--- START ---

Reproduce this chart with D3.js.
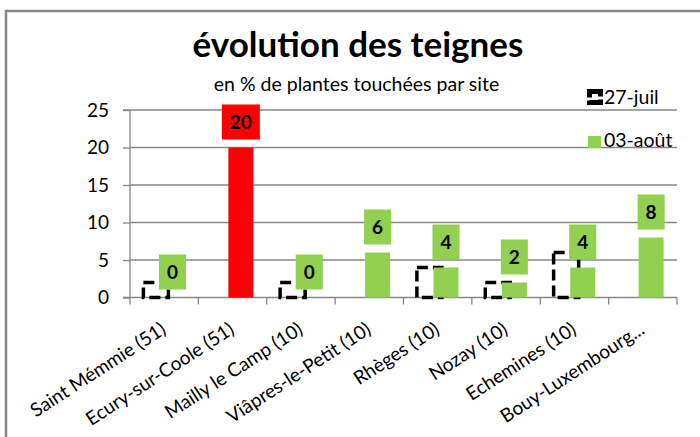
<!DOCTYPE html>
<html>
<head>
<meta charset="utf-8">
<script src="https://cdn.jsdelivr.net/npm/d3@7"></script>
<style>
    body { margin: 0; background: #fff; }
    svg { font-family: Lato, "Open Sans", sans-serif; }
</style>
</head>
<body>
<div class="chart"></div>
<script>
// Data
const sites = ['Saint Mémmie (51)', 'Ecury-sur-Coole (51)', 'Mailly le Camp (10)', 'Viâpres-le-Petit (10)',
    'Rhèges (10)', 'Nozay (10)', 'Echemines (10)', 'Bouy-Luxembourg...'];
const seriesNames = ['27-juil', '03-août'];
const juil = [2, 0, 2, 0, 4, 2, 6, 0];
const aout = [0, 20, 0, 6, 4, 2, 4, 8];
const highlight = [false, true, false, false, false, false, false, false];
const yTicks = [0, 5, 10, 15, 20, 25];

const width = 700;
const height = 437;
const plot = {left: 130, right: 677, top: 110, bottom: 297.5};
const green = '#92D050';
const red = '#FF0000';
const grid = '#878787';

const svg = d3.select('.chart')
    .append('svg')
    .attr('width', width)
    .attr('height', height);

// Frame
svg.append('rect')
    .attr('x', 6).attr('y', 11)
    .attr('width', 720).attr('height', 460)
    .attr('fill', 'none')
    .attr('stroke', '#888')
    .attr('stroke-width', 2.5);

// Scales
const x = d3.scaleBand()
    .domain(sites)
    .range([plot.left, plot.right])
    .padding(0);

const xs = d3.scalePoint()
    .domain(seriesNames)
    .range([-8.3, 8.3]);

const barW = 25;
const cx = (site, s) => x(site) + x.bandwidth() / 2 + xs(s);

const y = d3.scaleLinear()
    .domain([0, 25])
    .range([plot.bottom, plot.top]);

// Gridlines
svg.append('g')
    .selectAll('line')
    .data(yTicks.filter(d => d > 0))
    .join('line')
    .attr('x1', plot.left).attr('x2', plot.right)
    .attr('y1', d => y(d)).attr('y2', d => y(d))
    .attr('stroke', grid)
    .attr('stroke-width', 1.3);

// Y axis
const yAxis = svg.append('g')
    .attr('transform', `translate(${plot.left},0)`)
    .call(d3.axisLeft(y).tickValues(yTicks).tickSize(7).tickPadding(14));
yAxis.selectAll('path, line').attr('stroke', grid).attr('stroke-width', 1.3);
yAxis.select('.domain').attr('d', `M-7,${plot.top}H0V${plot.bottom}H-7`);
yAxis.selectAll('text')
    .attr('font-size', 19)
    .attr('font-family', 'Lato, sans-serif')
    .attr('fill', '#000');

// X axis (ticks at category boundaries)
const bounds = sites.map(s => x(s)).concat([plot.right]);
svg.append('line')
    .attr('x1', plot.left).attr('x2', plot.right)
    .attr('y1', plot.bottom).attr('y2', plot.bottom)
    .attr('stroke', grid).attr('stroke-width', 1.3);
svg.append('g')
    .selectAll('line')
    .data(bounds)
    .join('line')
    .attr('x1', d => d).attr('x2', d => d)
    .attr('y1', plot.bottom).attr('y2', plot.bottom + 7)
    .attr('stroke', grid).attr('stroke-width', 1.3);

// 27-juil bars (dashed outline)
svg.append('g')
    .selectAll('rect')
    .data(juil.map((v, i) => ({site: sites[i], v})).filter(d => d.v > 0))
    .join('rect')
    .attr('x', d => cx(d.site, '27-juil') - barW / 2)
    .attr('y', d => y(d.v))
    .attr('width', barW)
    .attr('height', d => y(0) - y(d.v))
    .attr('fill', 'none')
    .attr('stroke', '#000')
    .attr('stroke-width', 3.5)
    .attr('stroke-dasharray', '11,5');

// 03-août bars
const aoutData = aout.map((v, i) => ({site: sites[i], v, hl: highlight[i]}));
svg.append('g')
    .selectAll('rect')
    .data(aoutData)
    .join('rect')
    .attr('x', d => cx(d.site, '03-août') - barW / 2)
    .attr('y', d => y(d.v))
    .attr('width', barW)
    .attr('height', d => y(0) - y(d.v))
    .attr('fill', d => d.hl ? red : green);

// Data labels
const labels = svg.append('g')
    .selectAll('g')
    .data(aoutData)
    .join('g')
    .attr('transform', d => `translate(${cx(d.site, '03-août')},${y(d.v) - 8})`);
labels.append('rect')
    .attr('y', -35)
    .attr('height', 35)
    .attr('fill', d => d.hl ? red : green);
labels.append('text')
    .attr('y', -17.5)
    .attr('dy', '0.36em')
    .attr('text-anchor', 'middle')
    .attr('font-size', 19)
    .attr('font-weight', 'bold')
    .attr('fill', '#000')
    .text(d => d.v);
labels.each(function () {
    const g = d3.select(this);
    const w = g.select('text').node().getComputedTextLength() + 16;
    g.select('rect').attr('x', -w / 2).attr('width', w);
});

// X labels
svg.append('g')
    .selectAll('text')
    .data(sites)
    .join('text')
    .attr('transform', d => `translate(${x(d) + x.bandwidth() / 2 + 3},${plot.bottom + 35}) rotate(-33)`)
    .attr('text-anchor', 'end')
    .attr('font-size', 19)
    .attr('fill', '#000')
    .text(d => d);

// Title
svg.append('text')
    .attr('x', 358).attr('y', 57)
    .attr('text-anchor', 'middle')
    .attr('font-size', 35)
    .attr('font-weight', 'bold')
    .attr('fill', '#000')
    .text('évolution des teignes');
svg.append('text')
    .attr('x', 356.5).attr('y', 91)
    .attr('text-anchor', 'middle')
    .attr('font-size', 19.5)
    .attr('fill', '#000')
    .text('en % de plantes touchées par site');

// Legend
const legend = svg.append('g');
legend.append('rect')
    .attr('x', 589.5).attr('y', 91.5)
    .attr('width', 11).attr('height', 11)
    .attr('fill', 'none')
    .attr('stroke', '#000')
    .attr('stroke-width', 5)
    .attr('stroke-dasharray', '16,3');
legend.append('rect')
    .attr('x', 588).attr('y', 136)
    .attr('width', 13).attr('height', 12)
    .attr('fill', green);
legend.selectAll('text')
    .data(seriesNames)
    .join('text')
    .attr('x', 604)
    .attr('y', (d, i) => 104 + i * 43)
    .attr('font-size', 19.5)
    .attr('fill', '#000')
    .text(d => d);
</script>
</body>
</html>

--- END ---

Directions:
Quote the data exactly, leaving every image out of the copy.

Reply to the task:
Reproduce this chart with D3.js.
<!DOCTYPE html>
<html>
<head>
<meta charset="utf-8">
<script src="https://cdn.jsdelivr.net/npm/d3@7"></script>
<style>
    body { margin: 0; background: #fff; }
    svg { font-family: Lato, "Open Sans", sans-serif; }
</style>
</head>
<body>
<div class="chart"></div>
<script>
// Data
const sites = ['Saint Mémmie (51)', 'Ecury-sur-Coole (51)', 'Mailly le Camp (10)', 'Viâpres-le-Petit (10)',
    'Rhèges (10)', 'Nozay (10)', 'Echemines (10)', 'Bouy-Luxembourg...'];
const seriesNames = ['27-juil', '03-août'];
const juil = [2, 0, 2, 0, 4, 2, 6, 0];
const aout = [0, 20, 0, 6, 4, 2, 4, 8];
const highlight = [false, true, false, false, false, false, false, false];
const yTicks = [0, 5, 10, 15, 20, 25];

const width = 700;
const height = 437;
const plot = {left: 130, right: 677, top: 110, bottom: 297.5};
const green = '#92D050';
const red = '#FF0000';
const grid = '#878787';

const svg = d3.select('.chart')
    .append('svg')
    .attr('width', width)
    .attr('height', height);

// Frame
svg.append('rect')
    .attr('x', 6).attr('y', 11)
    .attr('width', 720).attr('height', 460)
    .attr('fill', 'none')
    .attr('stroke', '#888')
    .attr('stroke-width', 2.5);

// Scales
const x = d3.scaleBand()
    .domain(sites)
    .range([plot.left, plot.right])
    .padding(0);

const xs = d3.scalePoint()
    .domain(seriesNames)
    .range([-8.3, 8.3]);

const barW = 25;
const cx = (site, s) => x(site) + x.bandwidth() / 2 + xs(s);

const y = d3.scaleLinear()
    .domain([0, 25])
    .range([plot.bottom, plot.top]);

// Gridlines
svg.append('g')
    .selectAll('line')
    .data(yTicks.filter(d => d > 0))
    .join('line')
    .attr('x1', plot.left).attr('x2', plot.right)
    .attr('y1', d => y(d)).attr('y2', d => y(d))
    .attr('stroke', grid)
    .attr('stroke-width', 1.3);

// Y axis
const yAxis = svg.append('g')
    .attr('transform', `translate(${plot.left},0)`)
    .call(d3.axisLeft(y).tickValues(yTicks).tickSize(7).tickPadding(14));
yAxis.selectAll('path, line').attr('stroke', grid).attr('stroke-width', 1.3);
yAxis.select('.domain').attr('d', `M-7,${plot.top}H0V${plot.bottom}H-7`);
yAxis.selectAll('text')
    .attr('font-size', 19)
    .attr('font-family', 'Lato, sans-serif')
    .attr('fill', '#000');

// X axis (ticks at category boundaries)
const bounds = sites.map(s => x(s)).concat([plot.right]);
svg.append('line')
    .attr('x1', plot.left).attr('x2', plot.right)
    .attr('y1', plot.bottom).attr('y2', plot.bottom)
    .attr('stroke', grid).attr('stroke-width', 1.3);
svg.append('g')
    .selectAll('line')
    .data(bounds)
    .join('line')
    .attr('x1', d => d).attr('x2', d => d)
    .attr('y1', plot.bottom).attr('y2', plot.bottom + 7)
    .attr('stroke', grid).attr('stroke-width', 1.3);

// 27-juil bars (dashed outline)
svg.append('g')
    .selectAll('rect')
    .data(juil.map((v, i) => ({site: sites[i], v})).filter(d => d.v > 0))
    .join('rect')
    .attr('x', d => cx(d.site, '27-juil') - barW / 2)
    .attr('y', d => y(d.v))
    .attr('width', barW)
    .attr('height', d => y(0) - y(d.v))
    .attr('fill', 'none')
    .attr('stroke', '#000')
    .attr('stroke-width', 3.5)
    .attr('stroke-dasharray', '11,5');

// 03-août bars
const aoutData = aout.map((v, i) => ({site: sites[i], v, hl: highlight[i]}));
svg.append('g')
    .selectAll('rect')
    .data(aoutData)
    .join('rect')
    .attr('x', d => cx(d.site, '03-août') - barW / 2)
    .attr('y', d => y(d.v))
    .attr('width', barW)
    .attr('height', d => y(0) - y(d.v))
    .attr('fill', d => d.hl ? red : green);

// Data labels
const labels = svg.append('g')
    .selectAll('g')
    .data(aoutData)
    .join('g')
    .attr('transform', d => `translate(${cx(d.site, '03-août')},${y(d.v) - 8})`);
labels.append('rect')
    .attr('y', -35)
    .attr('height', 35)
    .attr('fill', d => d.hl ? red : green);
labels.append('text')
    .attr('y', -17.5)
    .attr('dy', '0.36em')
    .attr('text-anchor', 'middle')
    .attr('font-size', 19)
    .attr('font-weight', 'bold')
    .attr('fill', '#000')
    .text(d => d.v);
labels.each(function () {
    const g = d3.select(this);
    const w = g.select('text').node().getComputedTextLength() + 16;
    g.select('rect').attr('x', -w / 2).attr('width', w);
});

// X labels
svg.append('g')
    .selectAll('text')
    .data(sites)
    .join('text')
    .attr('transform', d => `translate(${x(d) + x.bandwidth() / 2 + 3},${plot.bottom + 35}) rotate(-33)`)
    .attr('text-anchor', 'end')
    .attr('font-size', 19)
    .attr('fill', '#000')
    .text(d => d);

// Title
svg.append('text')
    .attr('x', 358).attr('y', 57)
    .attr('text-anchor', 'middle')
    .attr('font-size', 35)
    .attr('font-weight', 'bold')
    .attr('fill', '#000')
    .text('évolution des teignes');
svg.append('text')
    .attr('x', 356.5).attr('y', 91)
    .attr('text-anchor', 'middle')
    .attr('font-size', 19.5)
    .attr('fill', '#000')
    .text('en % de plantes touchées par site');

// Legend
const legend = svg.append('g');
legend.append('rect')
    .attr('x', 589.5).attr('y', 91.5)
    .attr('width', 11).attr('height', 11)
    .attr('fill', 'none')
    .attr('stroke', '#000')
    .attr('stroke-width', 5)
    .attr('stroke-dasharray', '16,3');
legend.append('rect')
    .attr('x', 588).attr('y', 136)
    .attr('width', 13).attr('height', 12)
    .attr('fill', green);
legend.selectAll('text')
    .data(seriesNames)
    .join('text')
    .attr('x', 604)
    .attr('y', (d, i) => 104 + i * 43)
    .attr('font-size', 19.5)
    .attr('fill', '#000')
    .text(d => d);
</script>
</body>
</html>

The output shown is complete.